On a sunny Ugandan afternoon. My family and I arrived at Para safari lodge. Para is a popular tourist destination known for its beautiful scenery, swimming pool and overpriced soda’s.
While my mum was at the reception getting our accommodation sorted, my dad and I decided to take a seat outside by the pool. The air was humid and the pool was surrounded by overly excited white Europeans and Americans.
We were seated waiting to be served. A gentleman approached us. He greeted us with a fake smile and proceeded to ask us whether we could move inside as the poolside was reserved for guests.
I looked around and noticed that not only were we the only Ugandans excluding the waiters around the pool. We were also the only black people around the pool.
Furious. My dad asked him why is it we were being asked to go inside.
The gentleman exaggerated his fake smile and said again that the pool area was for guests. Only this time he added that it was for guests sleeping at the hotel. He said guests who are only visiting for the day were welcome to sit inside.
This man had not offered us anything us anything to drink nor had he even bothered to ask us where we were from.
This man was Ugandan.
Trying to avoid a scene, I picked up my glasses and prepared to make my way inside. My dad continued staring at the man. He laughed and asked the man why he simply assumed we were not guests at the hotel. Not waiting for a response, my dad proceeded to educate the man on effects of colonialism.
Defeated. The man let us be.
Already irritated but still hungry my dad decided that we would have our lunch at Para and find accommodation elsewhere as it was clear that we were not considered “tourists.”

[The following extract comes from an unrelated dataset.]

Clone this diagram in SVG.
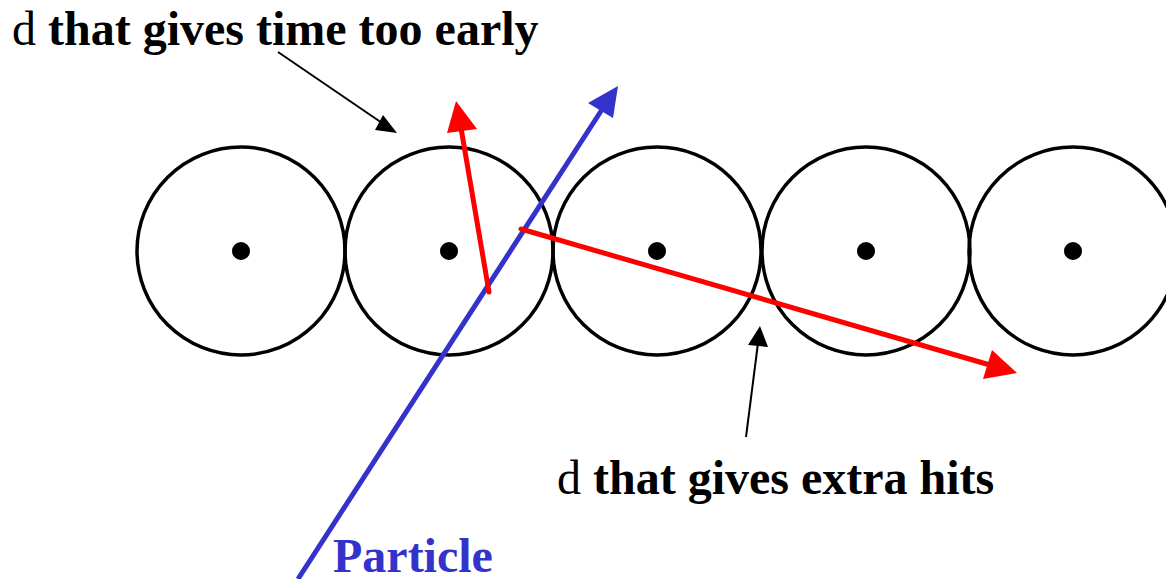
<svg xmlns="http://www.w3.org/2000/svg" width="1166" height="579" viewBox="0 0 1166 579">
<style>
.tube{fill:none;stroke:#000;stroke-width:3.5}
.wire{fill:#000}
.lbl{font-family:"Liberation Serif","Times New Roman",serif;font-size:48px;font-weight:bold;fill:#000}
.d{font-weight:normal}
</style>
<rect width="1166" height="579" fill="#fff"/>
<g id="tube1"><circle class="tube" cx="241" cy="251" r="104"/><circle class="wire" cx="241" cy="251" r="9"/></g>
<g id="tube2"><circle class="tube" cx="449" cy="251" r="104"/><circle class="wire" cx="449" cy="251" r="9"/></g>
<g id="tube3"><circle class="tube" cx="657" cy="251" r="104"/><circle class="wire" cx="657" cy="251" r="9"/></g>
<g id="tube4"><circle class="tube" cx="866" cy="251" r="104"/><circle class="wire" cx="866" cy="251" r="9"/></g>
<g id="tube5"><circle class="tube" cx="1073" cy="251" r="104"/><circle class="wire" cx="1073" cy="251" r="9"/></g>
<g id="connectors">
<line x1="298" y1="579" x2="603" y2="108" stroke="#3333CC" stroke-width="5"/>
<polygon points="618,86 588,103 613,118" fill="#3333CC"/>
<line x1="489" y1="292" x2="461" y2="128" stroke="#FF0000" stroke-width="5" stroke-linecap="round"/>
<polygon points="456,101 447,133 477,129" fill="#FF0000"/>
<line x1="521" y1="229" x2="990" y2="365" stroke="#FF0000" stroke-width="5" stroke-linecap="round"/>
<polygon points="1017,373 992,350 983,379" fill="#FF0000"/>
<line x1="278" y1="52" x2="385" y2="125" stroke="#000" stroke-width="2"/>
<polygon points="397,133 383,115 375,130" fill="#000"/>
<line x1="746" y1="437" x2="758" y2="343" stroke="#000" stroke-width="2"/>
<polygon points="760,326 748,345 768,347" fill="#000"/>
</g>
<text class="lbl" x="12" y="45"><tspan class="d">d</tspan> that gives time too early</text>
<text class="lbl" x="557" y="494"><tspan class="d">d</tspan> that gives extra hits</text>
<text class="lbl" x="333" y="572" style="fill:#3333CC">Particle</text>
</svg>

We made our way to the dining hall.
Outside. The tables were neatly arranged and decorated. The tables faced the lake were guests could watch the ferry float by while having lunch.
We got a table.
As we got comfortable. Another man approached.
This one was serious.
He greeted us and then asked to take a seat inside. He said the chairs outside were reserved for their guests.
There it was again.
This man was also Ugandan.
Exhausted from the previous incident, my dad picked his keys from the perfectly laid out table and walked out the door.
We drove back and had lunch in Masindi.
I have always known I was black. This has never been a problem for me. However, that day. In that hotel. In my country. I felt black. I felt different. I felt unwanted.